Do not include the pictures; repeat the rest of the data exactly.
===== Stored data =====
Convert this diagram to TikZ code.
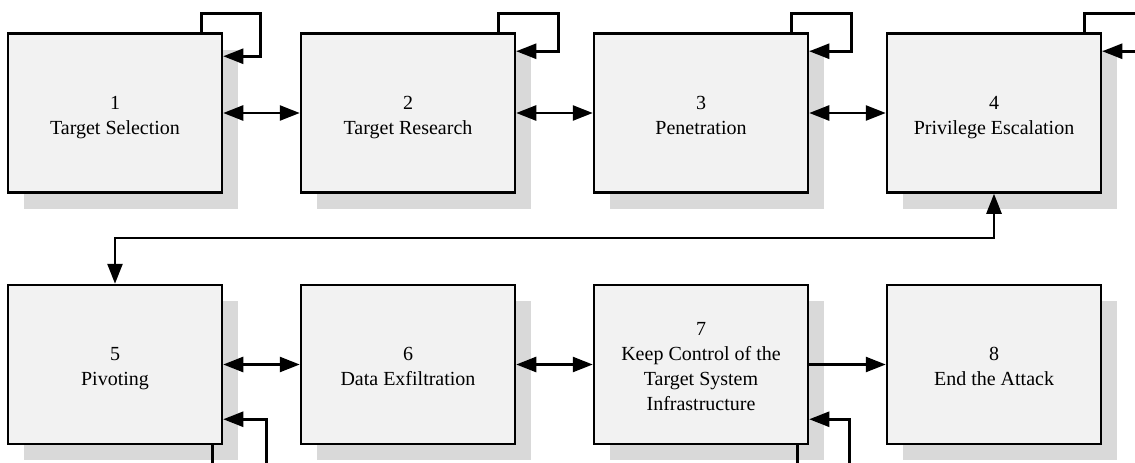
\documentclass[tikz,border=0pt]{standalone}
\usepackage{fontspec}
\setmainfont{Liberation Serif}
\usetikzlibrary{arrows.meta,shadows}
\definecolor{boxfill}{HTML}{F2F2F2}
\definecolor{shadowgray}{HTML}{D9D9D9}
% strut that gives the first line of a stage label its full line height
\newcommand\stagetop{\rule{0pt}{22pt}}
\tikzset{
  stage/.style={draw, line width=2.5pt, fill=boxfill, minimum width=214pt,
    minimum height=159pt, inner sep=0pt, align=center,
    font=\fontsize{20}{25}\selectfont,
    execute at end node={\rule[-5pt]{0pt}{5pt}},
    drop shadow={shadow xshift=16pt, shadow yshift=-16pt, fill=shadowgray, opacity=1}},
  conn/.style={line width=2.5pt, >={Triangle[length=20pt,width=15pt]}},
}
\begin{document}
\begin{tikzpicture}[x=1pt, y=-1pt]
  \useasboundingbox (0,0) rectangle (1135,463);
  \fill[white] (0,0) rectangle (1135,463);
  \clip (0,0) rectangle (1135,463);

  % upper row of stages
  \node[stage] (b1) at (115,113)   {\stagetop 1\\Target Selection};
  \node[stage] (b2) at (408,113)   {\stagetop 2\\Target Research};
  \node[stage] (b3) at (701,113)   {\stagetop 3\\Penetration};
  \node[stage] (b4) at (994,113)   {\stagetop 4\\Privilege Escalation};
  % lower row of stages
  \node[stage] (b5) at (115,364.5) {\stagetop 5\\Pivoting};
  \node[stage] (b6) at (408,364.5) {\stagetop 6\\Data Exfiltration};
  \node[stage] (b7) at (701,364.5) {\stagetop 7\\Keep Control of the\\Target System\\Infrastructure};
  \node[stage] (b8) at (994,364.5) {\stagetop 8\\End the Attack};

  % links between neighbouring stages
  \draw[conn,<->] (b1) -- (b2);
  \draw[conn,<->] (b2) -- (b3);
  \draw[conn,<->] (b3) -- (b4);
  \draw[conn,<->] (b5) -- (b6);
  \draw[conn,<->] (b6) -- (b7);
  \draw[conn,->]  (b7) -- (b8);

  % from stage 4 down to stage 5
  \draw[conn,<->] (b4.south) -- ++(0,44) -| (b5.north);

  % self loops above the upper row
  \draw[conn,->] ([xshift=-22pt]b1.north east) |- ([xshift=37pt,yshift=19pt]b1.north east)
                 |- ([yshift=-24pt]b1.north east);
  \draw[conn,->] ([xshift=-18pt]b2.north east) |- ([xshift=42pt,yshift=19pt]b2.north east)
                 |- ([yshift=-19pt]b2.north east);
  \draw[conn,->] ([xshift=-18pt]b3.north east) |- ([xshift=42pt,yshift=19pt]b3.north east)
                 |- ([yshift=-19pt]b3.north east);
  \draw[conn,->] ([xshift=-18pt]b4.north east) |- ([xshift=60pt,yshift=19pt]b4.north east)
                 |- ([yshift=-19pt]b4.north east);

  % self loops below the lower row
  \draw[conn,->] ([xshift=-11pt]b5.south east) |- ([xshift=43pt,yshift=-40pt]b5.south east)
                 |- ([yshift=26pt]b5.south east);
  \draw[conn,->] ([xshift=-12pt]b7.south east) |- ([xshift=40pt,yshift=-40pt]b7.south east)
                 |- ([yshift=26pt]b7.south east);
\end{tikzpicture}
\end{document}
=====
◆ **Output of the exercise**
Convert this diagram to TikZ code.
\documentclass[tikz,border=0pt]{standalone}
\usepackage{fontspec}
\setmainfont{Liberation Serif}
\usetikzlibrary{arrows.meta,shadows}
\definecolor{boxfill}{HTML}{F2F2F2}
\definecolor{shadowgray}{HTML}{D9D9D9}
% strut that gives the first line of a stage label its full line height
\newcommand\stagetop{\rule{0pt}{22pt}}
\tikzset{
  stage/.style={draw, line width=2.5pt, fill=boxfill, minimum width=214pt,
    minimum height=159pt, inner sep=0pt, align=center,
    font=\fontsize{20}{25}\selectfont,
    execute at end node={\rule[-5pt]{0pt}{5pt}},
    drop shadow={shadow xshift=16pt, shadow yshift=-16pt, fill=shadowgray, opacity=1}},
  conn/.style={line width=2.5pt, >={Triangle[length=20pt,width=15pt]}},
}
\begin{document}
\begin{tikzpicture}[x=1pt, y=-1pt]
  \useasboundingbox (0,0) rectangle (1135,463);
  \fill[white] (0,0) rectangle (1135,463);
  \clip (0,0) rectangle (1135,463);

  % upper row of stages
  \node[stage] (b1) at (115,113)   {\stagetop 1\\Target Selection};
  \node[stage] (b2) at (408,113)   {\stagetop 2\\Target Research};
  \node[stage] (b3) at (701,113)   {\stagetop 3\\Penetration};
  \node[stage] (b4) at (994,113)   {\stagetop 4\\Privilege Escalation};
  % lower row of stages
  \node[stage] (b5) at (115,364.5) {\stagetop 5\\Pivoting};
  \node[stage] (b6) at (408,364.5) {\stagetop 6\\Data Exfiltration};
  \node[stage] (b7) at (701,364.5) {\stagetop 7\\Keep Control of the\\Target System\\Infrastructure};
  \node[stage] (b8) at (994,364.5) {\stagetop 8\\End the Attack};

  % links between neighbouring stages
  \draw[conn,<->] (b1) -- (b2);
  \draw[conn,<->] (b2) -- (b3);
  \draw[conn,<->] (b3) -- (b4);
  \draw[conn,<->] (b5) -- (b6);
  \draw[conn,<->] (b6) -- (b7);
  \draw[conn,->]  (b7) -- (b8);

  % from stage 4 down to stage 5
  \draw[conn,<->] (b4.south) -- ++(0,44) -| (b5.north);

  % self loops above the upper row
  \draw[conn,->] ([xshift=-22pt]b1.north east) |- ([xshift=37pt,yshift=19pt]b1.north east)
                 |- ([yshift=-24pt]b1.north east);
  \draw[conn,->] ([xshift=-18pt]b2.north east) |- ([xshift=42pt,yshift=19pt]b2.north east)
                 |- ([yshift=-19pt]b2.north east);
  \draw[conn,->] ([xshift=-18pt]b3.north east) |- ([xshift=42pt,yshift=19pt]b3.north east)
                 |- ([yshift=-19pt]b3.north east);
  \draw[conn,->] ([xshift=-18pt]b4.north east) |- ([xshift=60pt,yshift=19pt]b4.north east)
                 |- ([yshift=-19pt]b4.north east);

  % self loops below the lower row
  \draw[conn,->] ([xshift=-11pt]b5.south east) |- ([xshift=43pt,yshift=-40pt]b5.south east)
                 |- ([yshift=26pt]b5.south east);
  \draw[conn,->] ([xshift=-12pt]b7.south east) |- ([xshift=40pt,yshift=-40pt]b7.south east)
                 |- ([yshift=26pt]b7.south east);
\end{tikzpicture}
\end{document}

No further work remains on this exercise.